The prophetic quote that Luke gives us isn’t our instructions; it’s an echo of the angelic work orders, as the master builder barks out instructions to the heavenly host who work together to straighten paths, level mountains and fill in valleys to build that royal road with one aim: that the Word of God can come.

That’s what this part of Advent is for: remembering that that’s happened.  And remembering that we don’t need to make Christmas happen.  God’s done that.  The Word of God came, and the Word of God comes.  We’ve got a lot of work to do over the next three weeks, I’m sure.  There’s the small matter of papers to finish, exams to prepare for and maybe some applications to submit; there’s travel, there’s shopping and wrapping and decorating and cooking.  But we don’t need to make Christmas happen.  God’s done that.

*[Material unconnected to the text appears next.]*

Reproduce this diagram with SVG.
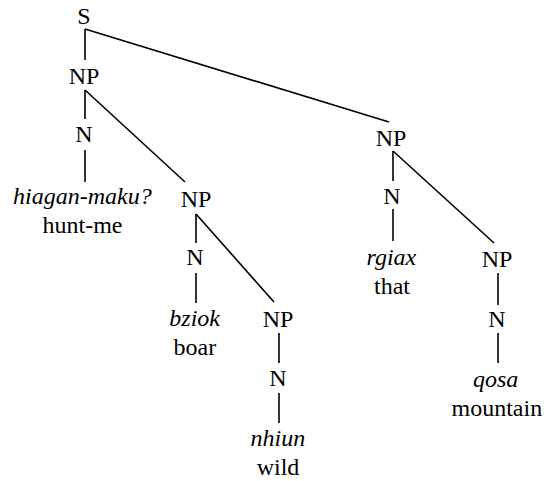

The Word of God came, and the Word of God comes.  God’s Word enters our lives powerfully when we hear scripture proclaimed at Mass, when we proclaim it or sing, when we read it, when we recall a powerful verse in a moment of weakness, when we enact with our lives.  And it makes a difference. 

You hear a lot of people talking about searching for God, and I know what they mean by that, God’s presence can certainly be hard to discern in a world that can be cold and scary, but the image discomforts me.  Searching for God is searching for air.  If we weren’t immersed in it, we wouldn’t be able to search at all.  We don’t need to search for God as much as we need to stop and marvel at the wonder that the Word of God came, and be excited to holiness at what a difference that makes.

It launched John the Baptist on his preaching circuit around the region of the Jordan, calling other people to this baptism of repentance, responding God’s presence but having all the sin washed away that clogs up our throats and makes it harder to breath the air that God is.  In our reading from Baruch, we hear of the Lord’s presence leading Jerusalem to cast off the sack cloth she’s robed herself in and receive from God garments of beauty and honor and glory.  That’s how we prepare for Christmas, and how we prepare for Christ’s eventual second coming: not by searching for God, but by growing in our amazement that he’s come, and shedding all that tries to keep him at bay.  He’s leveled mountains and raised valleys to get to us, but he’s too gentle with us to pull away a sin that we still want to cling to. 


And in a way, that can be its own journey, the journey of repentance, of opening ourselves up to the mercy of God that surrounds us.  And that’s why Pope Francis this week opens the Year of Mercy, the year to remind us that God stands waiting all that still separates us.  As we prepare for Christmas in so many other ways, I’d encourage you to think about making a sacramental confession this Advent, especially if you’ve been away a while. It’s amazing what glory you might end up clothed with.